Published online by Cambridge University Press: 06 July 2010
The manner in which humans use tropical rainforests has far-reaching consequences for the diversity of the world's terrestrial species, because tropical rainforests support more species than any other terrestrial ecosystem. Unfortunately, tropical forests all over the world are threatened by human activities, including forest fragmentation and isolation, collection of non-timber forest products, poaching, fires, forest degradation, and deforestation (mainly through selective logging for timber). Such activities have the potential to disrupt the integrity and functioning of forest habitats, which in turn may lead to loss of species and some of the resources that tropical forests provide.

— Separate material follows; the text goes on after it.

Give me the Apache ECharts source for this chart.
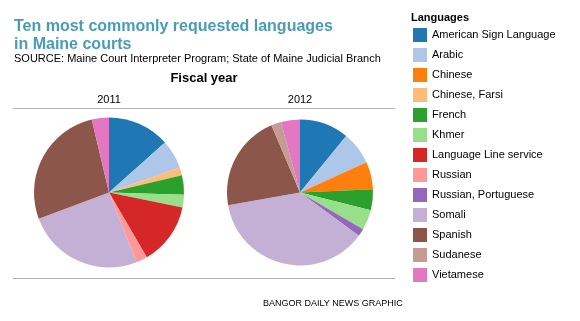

This chapter reviews the impact of human activities in Kibale National Park, Uganda.
Most of the conservation research that we report on here was short term (1 to 2 years). It was also based on a narrow range of ecological variables, such as the response of animal species to logging. As a result, the research findings are sometimes contradictory and difficult to interpret (Chapman et al., 2005).
Kibale National Park has been the center of both short- and long-term research on various aspects of forest ecology (Struhsaker, 1997). Human activities that have led to modifications of the Kibale ecosystems have been going on for a long time but the best documented are those related to selective logging from 1954 to about 1978 and the loss of large herbivores (mainly elephant, Loxodonta africana and buffalo, Syncerus caffer). Since the 1980s, other human-induced changes have taken place.